Investors in VII Peaks Co-Optivist Income BDC II (“VII Peaks BDC”) may have FINRA arbitration claims, if their investment was recommended by a financial advisor who lacked a reasonable basis for the recommendation, or if the nature of the investment was misrepresented by the stockbroker or advisor.
In 2021, the Securities and Exchange Commission (“SEC”) announced settled charges against investment adviser VII Peaks Capital, LLC (“VII Peaks Manager”) and its co-owner and managing member, Gurprit Chandhoke (“Chandhoke”), for breaching their fiduciary duty by engaging in transactions that benefitted themselves to the detriment of VII Peaks BDC, a business development company (BDC) managed by VII Peaks Manager.

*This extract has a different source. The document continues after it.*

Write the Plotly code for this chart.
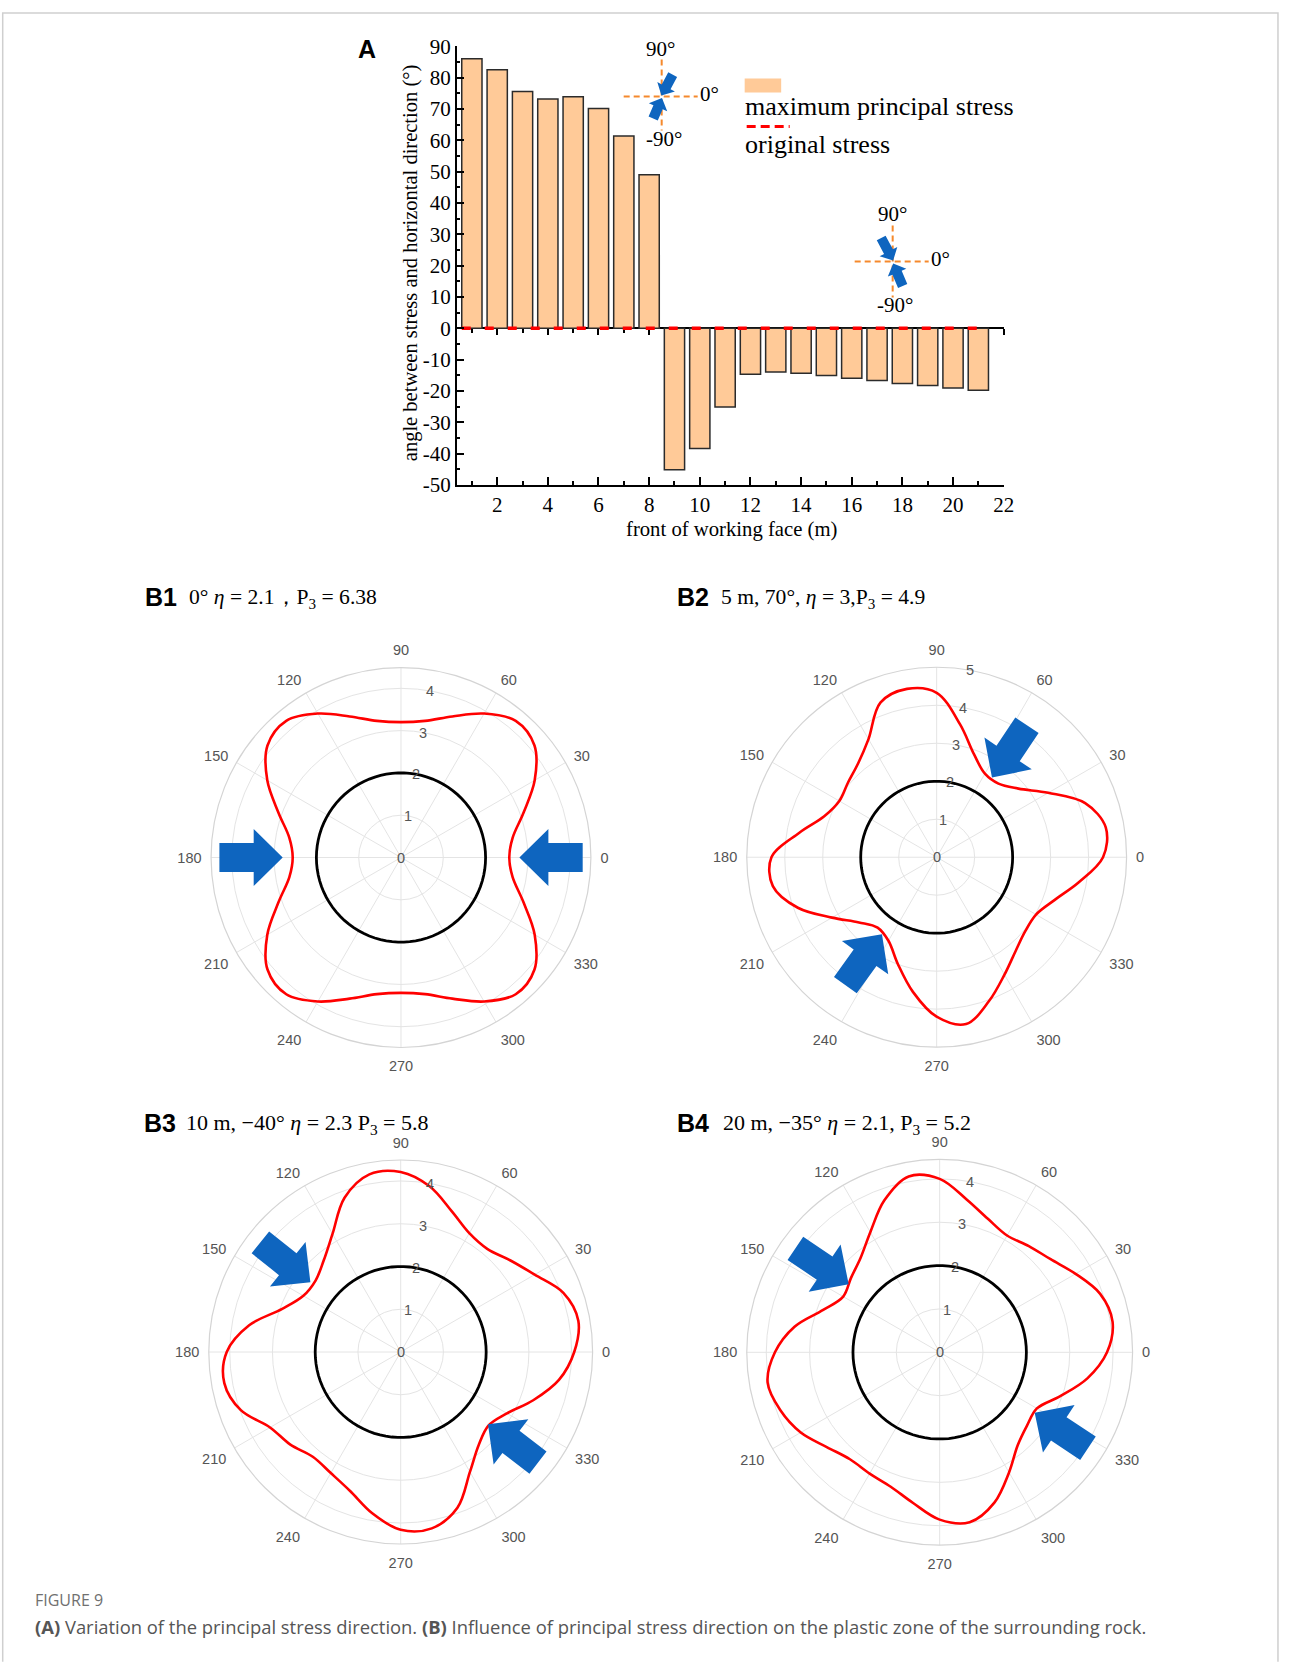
import math
import plotly.graph_objects as go

W, H = 1290, 1662

# ---------------- panel A: principal stress direction ----------------
distance_m = list(range(1, 22))
max_principal_angle = [86.0, 82.5, 75.6, 73.2, 73.9, 70.1, 61.4, 49.0,
                       -45.2, -38.4, -25.1, -14.7, -14.0, -14.4, -15.1,
                       -16.0, -16.7, -17.6, -18.3, -19.1, -19.8]
original_stress_angle = [0.0] * len(distance_m)
x_ticks = [2, 4, 6, 8, 10, 12, 14, 16, 18, 20, 22]
y_ticks = [-50, -40, -30, -20, -10, 0, 10, 20, 30, 40, 50, 60, 70, 80, 90]

# ---------------- panel B: plastic zone boundaries ----------------
theta_deg = [0, 10, 20, 30, 40, 50, 60, 70, 80, 90, 100, 110,
             120, 130, 140, 150, 160, 170, 180, 190, 200, 210, 220, 230,
             240, 250, 260, 270, 280, 290, 300, 310, 320, 330, 340, 350]
b1_r = [2.56, 2.68, 3.08, 3.65, 4.12, 4.22, 3.93, 3.55, 3.28, 3.20, 3.28, 3.55,
        3.93, 4.22, 4.12, 3.65, 3.08, 2.68, 2.56, 2.68, 3.08, 3.65, 4.12, 4.22,
        3.93, 3.55, 3.28, 3.20, 3.28, 3.55, 3.93, 4.22, 4.12, 3.65, 3.08, 2.68]
b2_r = [4.38, 4.52, 4.16, 3.39, 2.81, 2.53, 2.54, 2.88, 3.55, 4.33, 4.50, 4.33,
        3.59, 3.22, 3.05, 2.96, 3.15, 3.68, 4.35, 4.38, 3.89, 3.18, 2.67, 2.42,
        2.54, 2.99, 3.60, 4.20, 4.46, 4.03, 3.57, 3.23, 3.04, 3.02, 3.30, 3.80]
b3_r = [4.06, 4.22, 4.05, 3.62, 3.34, 3.15, 3.21, 3.50, 3.93, 4.21, 4.22, 3.84,
        3.19, 2.80, 2.60, 2.63, 2.95, 3.60, 4.07, 4.19, 3.98, 3.53, 3.37, 3.20,
        3.27, 3.46, 3.83, 4.16, 4.19, 3.88, 3.24, 2.84, 2.68, 2.87, 3.30, 3.76]
b4_r = [3.86, 4.05, 3.94, 3.62, 3.34, 3.20, 3.11, 3.27, 3.58, 4.00, 4.12, 3.73,
        3.20, 2.84, 2.67, 2.57, 2.86, 3.40, 3.80, 4.03, 3.91, 3.70, 3.40, 3.22,
        3.23, 3.30, 3.53, 3.86, 3.98, 3.69, 3.20, 2.80, 2.63, 2.59, 2.96, 3.46]
tunnel_radius = 2.0
angle_ticks = [0, 30, 60, 90, 120, 150, 180, 210, 240, 270, 300, 330]

PEACH = "#FFCA98"
ORANGE = "#F5892C"
BLUE = "#0E65BF"
SERIF = "Liberation Serif"
SANS = "Liberation Sans"
POLAR_TEXT = "#555555"

# layout positions below are given in page pixels; the page is photographed
# slightly shrunk, so map them onto paper coordinates with that factor
SX, OX = 0.9915, 1.3
SY, OY = 0.986, 11.4


def px(x):
    return ((x - OX) / SX) / W


def py(y):
    return 1 - ((y - OY) / SY) / H


fig = go.Figure()

# bars and original stress line
fig.add_trace(go.Bar(
    x=distance_m, y=max_principal_angle, width=0.8,
    marker=dict(color=PEACH, line=dict(color="#2b2b2b", width=1.5)),
    showlegend=False, xaxis="x", yaxis="y"))
line_x = [distance_m[0] - 0.4] + distance_m[1:-1] + [distance_m[-1] + 0.2]
fig.add_trace(go.Scatter(
    x=line_x, y=original_stress_angle, mode="lines",
    line=dict(color="#FF0000", width=3.5, dash="9px,14px"),
    showlegend=False, xaxis="x", yaxis="y"))
# carrier trace for the zero-line axis
fig.add_trace(go.Scatter(x=[distance_m[0]], y=[0], mode="markers",
                         marker=dict(opacity=0), showlegend=False,
                         hoverinfo="skip", xaxis="x2", yaxis="y"))

annotations = []


def text(x, y, s, size, family=SERIF, color="black", xanchor="center",
         yanchor="middle", angle=0):
    annotations.append(dict(x=px(x), y=py(y), xref="paper", yref="paper",
                            text=s, showarrow=False, xanchor=xanchor,
                            yanchor=yanchor, textangle=angle,
                            font=dict(family=family, size=size, color=color)))


# polar panels: name, radii, centre (px), plot radius (px), radial max, ticks
panels = [
    ("polar", b1_r, 402.3, 857.3, 190, 4.49, [0, 1, 2, 3, 4]),
    ("polar2", b2_r, 938, 857, 190, 5.0, [0, 1, 2, 3, 4, 5]),
    ("polar3", b3_r, 402, 1352, 192, 4.49, [0, 1, 2, 3, 4]),
    ("polar4", b4_r, 941, 1352.3, 193, 4.45, [0, 1, 2, 3, 4]),
]
label_angle = math.radians(80)
circle_theta = list(range(0, 361, 4))
layout_polars = {}
for name, rvals, cx, cy, rad, rmax, rticks in panels:
    fig.add_trace(go.Scatterpolar(
        r=[tunnel_radius] * len(circle_theta), theta=circle_theta, mode="lines",
        line=dict(color="black", width=2.8), showlegend=False, subplot=name))
    fig.add_trace(go.Scatterpolar(
        r=rvals + [rvals[0]], theta=theta_deg + [theta_deg[0]], mode="lines",
        line=dict(color="#FF0000", width=2.6, shape="spline", smoothing=1.0),
        showlegend=False, subplot=name))
    layout_polars[name] = dict(
        domain=dict(x=[px(cx - rad), px(cx + rad)], y=[py(cy + rad), py(cy - rad)]),
        bgcolor="white",
        angularaxis=dict(
            tickvals=angle_ticks, ticktext=[str(a) for a in angle_ticks],
            rotation=0, direction="counterclockwise", showline=True,
            linecolor="#d4d4d4", linewidth=1.2, gridcolor="#e4e4e4", gridwidth=1,
            ticks="outside", ticklen=6, tickcolor="rgba(0,0,0,0)",
            tickfont=dict(family=SANS, size=14.5, color=POLAR_TEXT)),
        radialaxis=dict(
            range=[0, rmax], tickvals=rticks, showticklabels=False,
            showline=False, ticks="", gridcolor="#e4e4e4", gridwidth=1),
    )
    # radial tick labels sit on the 80° ray, centred on their circle
    ppu = rad / rmax
    for t in rticks:
        text(cx + t * ppu * math.cos(label_angle),
             cy - t * ppu * math.sin(label_angle),
             str(t), 14.5, SANS, POLAR_TEXT)

# ---------------- decorations ----------------
shapes = []


def block_arrow(tail, tip, head_len, head_w, shaft_w, color=BLUE):
    tx, ty = tail
    hx, hy = tip
    dx, dy = hx - tx, hy - ty
    L = math.hypot(dx, dy)
    ux, uy = dx / L, dy / L
    nx, ny = -uy, ux
    bx, by = hx - ux * head_len, hy - uy * head_len
    pts = [
        (tx + nx * shaft_w / 2, ty + ny * shaft_w / 2),
        (bx + nx * shaft_w / 2, by + ny * shaft_w / 2),
        (bx + nx * head_w / 2, by + ny * head_w / 2),
        (hx, hy),
        (bx - nx * head_w / 2, by - ny * head_w / 2),
        (bx - nx * shaft_w / 2, by - ny * shaft_w / 2),
        (tx - nx * shaft_w / 2, ty - ny * shaft_w / 2),
    ]
    path = "M " + " L ".join(f"{px(x):.5f},{py(y):.5f}" for x, y in pts) + " Z"
    shapes.append(dict(type="path", path=path, xref="paper", yref="paper",
                       fillcolor=color, line=dict(width=0), layer="above"))


def seg(x0, y0, x1, y1, color, width, dash=None):
    ln = dict(color=color, width=width)
    if dash:
        ln["dash"] = dash
    shapes.append(dict(type="line", xref="paper", yref="paper",
                       x0=px(x0), y0=py(y0), x1=px(x1), y1=py(y1), line=ln))


# figure frame (kept just inside the drawable page)
fl, fr = max(px(4), 0.0008), min(px(1289), 0.9992)
ft, fb = min(py(5), 0.9994), py(1662)
shapes.append(dict(type="path", xref="paper", yref="paper",
                   path=f"M {fl},{fb} L {fl},{ft} L {fr},{ft} L {fr},{fb}",
                   line=dict(color="#cfcfcf", width=1.5)))

# direction sketches in panel A
seg(625, 96, 699, 96, ORANGE, 2, "6px,4px")
seg(663, 59, 663, 130, ORANGE, 2, "6px,4px")
block_arrow((674, 74), (662.7, 95), 10, 20, 10)
block_arrow((654.5, 118), (663.3, 97.5), 10, 20, 10)
seg(856, 261, 930, 261, ORANGE, 2, "6px,4px")
seg(894, 225, 894, 297, ORANGE, 2, "6px,4px")
block_arrow((882.5, 237.5), (894.5, 260), 10, 20, 10)
block_arrow((904, 285.5), (894.5, 263), 10, 20, 10)

# legend of panel A
shapes.append(dict(type="rect", xref="paper", yref="paper",
                   x0=px(746), x1=px(782.5), y0=py(92), y1=py(78),
                   fillcolor=PEACH, line=dict(width=0)))
seg(748, 126, 791, 126, "#FF0000", 3, "9px,5px")

# loading arrows in panel B
block_arrow((220.7, 857.3), (284, 857.3), 29, 57, 29)
block_arrow((584, 857.3), (520.7, 857.3), 29, 57, 29)
block_arrow((1028.3, 725), (993.3, 777.3), 29, 57, 28)
block_arrow((846.7, 985), (883.3, 934), 29, 57, 28)
block_arrow((261.7, 1242.3), (311.7, 1282.3), 29, 57, 28)
block_arrow((539.3, 1462.7), (489.3, 1424.3), 29, 57, 28)
block_arrow((796.7, 1248.3), (850, 1284.3), 29, 57, 28)
block_arrow((1089.3, 1448.3), (1036, 1412.7), 29, 57, 28)

text(368, 48, "<b>A</b>", 25, SANS)
text(412, 263, "angle between stress and horizontal direction (°)", 20.5, angle=-90)
text(733, 529, "front of working face (m)", 20.7)
text(662, 48, "90°", 21)
text(711, 93, "0°", 21)
text(665, 138, "-90°", 21)
text(894, 213, "90°", 21)
text(942, 259, "0°", 21)
text(896, 305, "-90°", 21)
text(744, 106, "maximum principal stress", 26, xanchor="left")
text(744, 144, "original stress", 26, xanchor="left")

text(144, 597, "<b>B1</b>", 25, SANS, xanchor="left")
text(188, 598, "0° <i>η</i> = 2.1，P<sub>3</sub> = 6.38", 21.6, xanchor="left")
text(676, 597, "<b>B2</b>", 25, SANS, xanchor="left")
text(720, 598, "5 m, 70°, <i>η</i> = 3,P<sub>3</sub> = 4.9", 21.6, xanchor="left")
text(143, 1123, "<b>B3</b>", 25, SANS, xanchor="left")
text(185, 1124, "10 m, −40° <i>η</i> = 2.3 P<sub>3</sub> = 5.8", 22, xanchor="left")
text(676, 1123, "<b>B4</b>", 25, SANS, xanchor="left")
text(722, 1124, "20 m, −35° <i>η</i> = 2.1, P<sub>3</sub> = 5.2", 22, xanchor="left")

text(34, 1600, "FIGURE 9", 16, "Open Sans", "#707070", xanchor="left")
text(34, 1627, "<b>(A)</b> Variation of the principal stress direction. <b>(B)</b> Influence of "
     "principal stress direction on the plastic zone of the surrounding rock.",
     18.4, "Open Sans", "#555555", xanchor="left")

# ---------------- axes ----------------
y_bottom, y_top = 484.5, 45.7
y_dom = [py(y_bottom), py(y_top)]
y_range = [-50, 90]
zero_pos = y_dom[0] + (0 - y_range[0]) / (y_range[1] - y_range[0]) * (y_dom[1] - y_dom[0])
x_dom = [px(458), px(1005)]
x_range = [0.4, 22]

tickfont = dict(family=SERIF, size=21, color="black")
fig.update_layout(
    width=W, height=H, margin=dict(l=0, r=0, t=0, b=0),
    paper_bgcolor="white", plot_bgcolor="rgba(0,0,0,0)",
    showlegend=False,
    xaxis=dict(domain=x_dom, range=x_range, tickvals=x_ticks, ticks="inside",
               ticklen=8, tickwidth=1.5, tickcolor="black", showline=True,
               linecolor="black", linewidth=1.5, showgrid=False, zeroline=False,
               tickfont=tickfont, anchor="y",
               minor=dict(ticks="inside", ticklen=4, dtick=1, tick0=0,
                          tickcolor="black", tickwidth=1.5, showgrid=False)),
    xaxis2=dict(overlaying="x", anchor="free", position=zero_pos, range=x_range,
                tickvals=x_ticks, ticks="outside", ticklen=6, tickwidth=1.5,
                tickcolor="black", showticklabels=False, showline=True,
                linecolor="black", linewidth=1.5, showgrid=False, zeroline=False,
                layer="below traces",
                minor=dict(ticks="outside", ticklen=4, dtick=1, tick0=0,
                           tickcolor="black", tickwidth=1.5, showgrid=False)),
    yaxis=dict(domain=y_dom, range=y_range, tickvals=y_ticks,
               ticktext=[str(v) for v in y_ticks], ticks="inside", ticklen=8,
               tickwidth=1.5, tickcolor="black", showline=True, linecolor="black",
               linewidth=1.5, showgrid=False, zeroline=False, tickfont=tickfont,
               anchor="x",
               minor=dict(ticks="inside", ticklen=4, dtick=5, tick0=0,
                          tickcolor="black", tickwidth=1.5, showgrid=False)),
    shapes=shapes, annotations=annotations,
    **layout_polars,
)

fig.write_html("out.html")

According to the SEC’s order, from late 2015 through 2017, VII Peaks Manager and Chandhoke breached their fiduciary duty to VII Peaks BDC by engaging in transactions that were not disclosed to or approved by the Board of Directors of the BDC. The SEC charged that VII Peaks Manager collected over $722,500 in due diligence fees for loans made by the BDC to various portfolio companies, even though the loan documentation said that the fees belonged to the BDC. The SEC also charged that VII Peaks and Chandhoke caused VII Peaks BDC to make loans to portfolio companies in order to generate the fees for themselves.